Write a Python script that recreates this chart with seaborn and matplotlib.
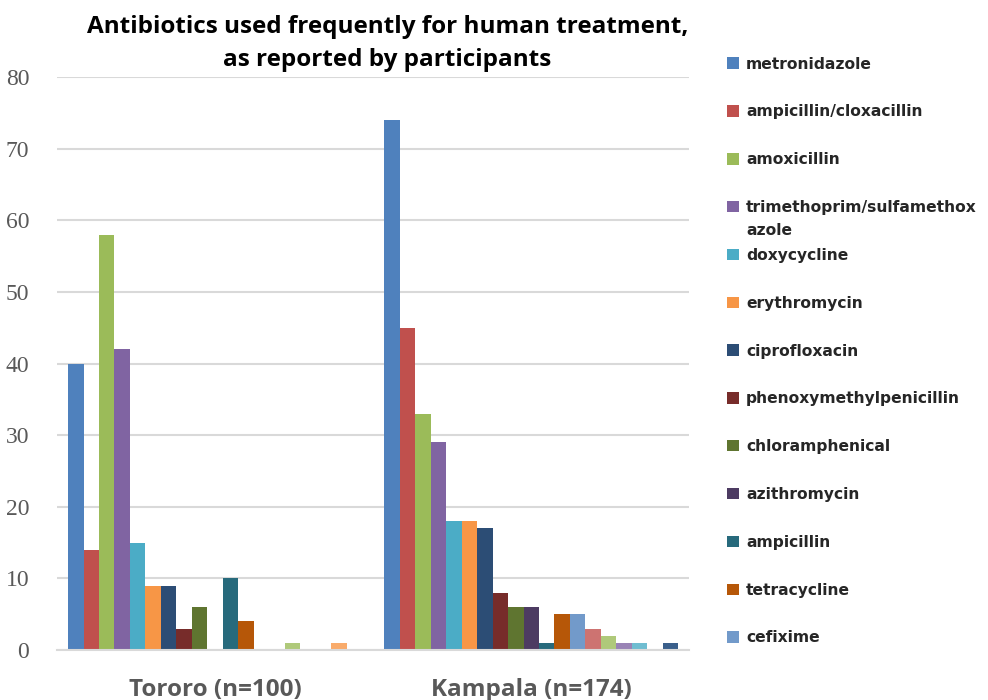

--

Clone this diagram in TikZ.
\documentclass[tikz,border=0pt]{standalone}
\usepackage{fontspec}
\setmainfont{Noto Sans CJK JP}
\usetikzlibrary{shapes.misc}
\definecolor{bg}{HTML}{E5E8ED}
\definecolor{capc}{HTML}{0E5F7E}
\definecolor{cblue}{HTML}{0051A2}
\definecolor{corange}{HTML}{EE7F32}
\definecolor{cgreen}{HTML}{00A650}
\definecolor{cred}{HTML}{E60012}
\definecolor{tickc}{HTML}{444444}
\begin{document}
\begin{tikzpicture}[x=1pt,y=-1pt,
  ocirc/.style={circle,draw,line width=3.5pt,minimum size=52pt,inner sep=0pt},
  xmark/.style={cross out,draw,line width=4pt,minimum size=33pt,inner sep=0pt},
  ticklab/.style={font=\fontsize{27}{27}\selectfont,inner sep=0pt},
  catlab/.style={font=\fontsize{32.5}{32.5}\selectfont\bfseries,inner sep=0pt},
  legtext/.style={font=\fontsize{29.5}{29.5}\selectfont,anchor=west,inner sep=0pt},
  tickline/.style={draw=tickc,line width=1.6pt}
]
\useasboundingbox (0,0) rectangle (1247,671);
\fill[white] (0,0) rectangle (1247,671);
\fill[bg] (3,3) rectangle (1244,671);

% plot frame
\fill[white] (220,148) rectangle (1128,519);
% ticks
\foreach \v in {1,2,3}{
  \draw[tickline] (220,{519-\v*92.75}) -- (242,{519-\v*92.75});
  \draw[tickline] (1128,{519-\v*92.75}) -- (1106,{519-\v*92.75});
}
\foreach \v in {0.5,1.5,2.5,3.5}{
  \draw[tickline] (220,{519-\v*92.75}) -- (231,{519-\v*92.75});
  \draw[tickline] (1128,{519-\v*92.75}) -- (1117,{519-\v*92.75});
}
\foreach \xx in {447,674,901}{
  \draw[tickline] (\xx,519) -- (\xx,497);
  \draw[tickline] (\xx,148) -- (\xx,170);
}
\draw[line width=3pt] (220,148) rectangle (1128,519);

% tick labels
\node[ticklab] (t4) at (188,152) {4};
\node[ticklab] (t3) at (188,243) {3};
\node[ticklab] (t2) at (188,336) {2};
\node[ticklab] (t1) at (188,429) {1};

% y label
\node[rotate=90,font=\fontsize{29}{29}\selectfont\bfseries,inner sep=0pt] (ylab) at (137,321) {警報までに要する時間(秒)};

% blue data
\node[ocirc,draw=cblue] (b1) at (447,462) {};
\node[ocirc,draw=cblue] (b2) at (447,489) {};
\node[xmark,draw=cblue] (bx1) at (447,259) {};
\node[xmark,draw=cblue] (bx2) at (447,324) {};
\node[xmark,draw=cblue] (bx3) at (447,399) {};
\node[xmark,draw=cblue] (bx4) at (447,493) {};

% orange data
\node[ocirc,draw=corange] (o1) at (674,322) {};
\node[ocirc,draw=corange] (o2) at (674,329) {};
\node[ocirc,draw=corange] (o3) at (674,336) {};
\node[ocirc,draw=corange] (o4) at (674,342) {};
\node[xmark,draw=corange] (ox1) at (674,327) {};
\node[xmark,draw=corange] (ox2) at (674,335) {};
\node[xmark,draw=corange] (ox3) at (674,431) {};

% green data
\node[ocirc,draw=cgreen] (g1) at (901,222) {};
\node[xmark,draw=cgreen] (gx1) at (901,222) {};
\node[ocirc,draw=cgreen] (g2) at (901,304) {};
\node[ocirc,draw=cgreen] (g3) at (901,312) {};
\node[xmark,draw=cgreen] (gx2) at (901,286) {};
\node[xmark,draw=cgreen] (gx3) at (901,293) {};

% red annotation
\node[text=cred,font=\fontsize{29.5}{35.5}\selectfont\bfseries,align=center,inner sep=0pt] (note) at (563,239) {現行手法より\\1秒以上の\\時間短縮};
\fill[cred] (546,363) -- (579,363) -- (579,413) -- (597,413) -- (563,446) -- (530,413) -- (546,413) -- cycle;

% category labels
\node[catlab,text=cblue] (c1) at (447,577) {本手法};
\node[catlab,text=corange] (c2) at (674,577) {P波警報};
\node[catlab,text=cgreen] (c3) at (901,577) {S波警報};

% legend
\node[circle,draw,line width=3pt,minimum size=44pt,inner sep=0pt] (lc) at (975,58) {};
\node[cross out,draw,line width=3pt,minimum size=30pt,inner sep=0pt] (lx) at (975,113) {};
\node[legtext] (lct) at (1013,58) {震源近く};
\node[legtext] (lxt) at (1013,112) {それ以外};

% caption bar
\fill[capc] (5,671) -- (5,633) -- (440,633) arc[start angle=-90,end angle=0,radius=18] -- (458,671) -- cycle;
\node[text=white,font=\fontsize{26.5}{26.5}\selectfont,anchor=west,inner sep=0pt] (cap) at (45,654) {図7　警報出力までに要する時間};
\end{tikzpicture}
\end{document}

--

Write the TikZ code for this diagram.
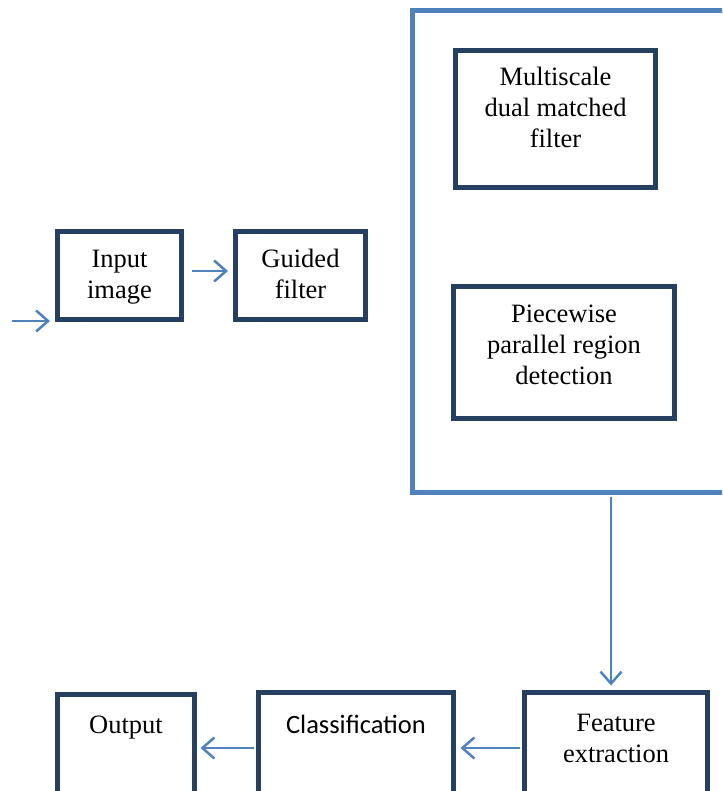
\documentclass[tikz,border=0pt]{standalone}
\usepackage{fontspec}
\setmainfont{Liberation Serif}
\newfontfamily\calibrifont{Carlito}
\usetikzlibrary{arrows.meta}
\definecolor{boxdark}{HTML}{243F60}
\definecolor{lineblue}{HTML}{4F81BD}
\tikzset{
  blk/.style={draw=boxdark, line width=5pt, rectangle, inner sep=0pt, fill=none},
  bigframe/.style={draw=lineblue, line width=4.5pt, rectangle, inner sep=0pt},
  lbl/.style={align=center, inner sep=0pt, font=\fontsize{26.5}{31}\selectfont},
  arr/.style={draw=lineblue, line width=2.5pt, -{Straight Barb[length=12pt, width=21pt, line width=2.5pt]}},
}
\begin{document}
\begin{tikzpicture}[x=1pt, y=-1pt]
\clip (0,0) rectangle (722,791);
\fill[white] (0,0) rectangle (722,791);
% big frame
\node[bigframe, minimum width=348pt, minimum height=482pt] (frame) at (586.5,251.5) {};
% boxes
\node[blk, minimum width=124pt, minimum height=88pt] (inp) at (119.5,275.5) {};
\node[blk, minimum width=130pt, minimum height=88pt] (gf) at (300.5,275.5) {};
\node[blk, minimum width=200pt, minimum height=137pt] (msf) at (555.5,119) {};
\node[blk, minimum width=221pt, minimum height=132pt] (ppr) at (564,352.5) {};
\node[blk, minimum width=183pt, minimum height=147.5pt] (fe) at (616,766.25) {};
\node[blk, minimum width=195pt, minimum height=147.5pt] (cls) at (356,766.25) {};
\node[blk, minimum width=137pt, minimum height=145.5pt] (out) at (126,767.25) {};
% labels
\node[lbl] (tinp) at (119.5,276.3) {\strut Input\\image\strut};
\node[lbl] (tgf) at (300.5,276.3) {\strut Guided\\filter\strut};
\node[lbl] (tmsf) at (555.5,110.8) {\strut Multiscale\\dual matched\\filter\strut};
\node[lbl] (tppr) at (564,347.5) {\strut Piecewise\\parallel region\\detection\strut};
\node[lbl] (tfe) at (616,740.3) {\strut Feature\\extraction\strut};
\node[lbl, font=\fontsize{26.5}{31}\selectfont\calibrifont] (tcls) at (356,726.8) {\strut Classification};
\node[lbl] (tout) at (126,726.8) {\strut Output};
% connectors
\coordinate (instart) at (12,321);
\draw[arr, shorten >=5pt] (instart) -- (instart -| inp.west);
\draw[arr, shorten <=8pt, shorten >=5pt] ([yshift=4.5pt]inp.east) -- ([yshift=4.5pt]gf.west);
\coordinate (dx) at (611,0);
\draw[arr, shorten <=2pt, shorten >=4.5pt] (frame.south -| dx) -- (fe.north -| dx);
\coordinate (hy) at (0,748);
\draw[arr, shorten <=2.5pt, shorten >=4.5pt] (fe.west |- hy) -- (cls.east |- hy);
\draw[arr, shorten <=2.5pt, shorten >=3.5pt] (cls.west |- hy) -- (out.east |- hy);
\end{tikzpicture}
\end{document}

- _Instructions for the task_
Go through the lines above. Select every one that has the string "Write".

- _Full answer_
Write a Python script that recreates this chart with seaborn and matplotlib.
Write the TikZ code for this diagram.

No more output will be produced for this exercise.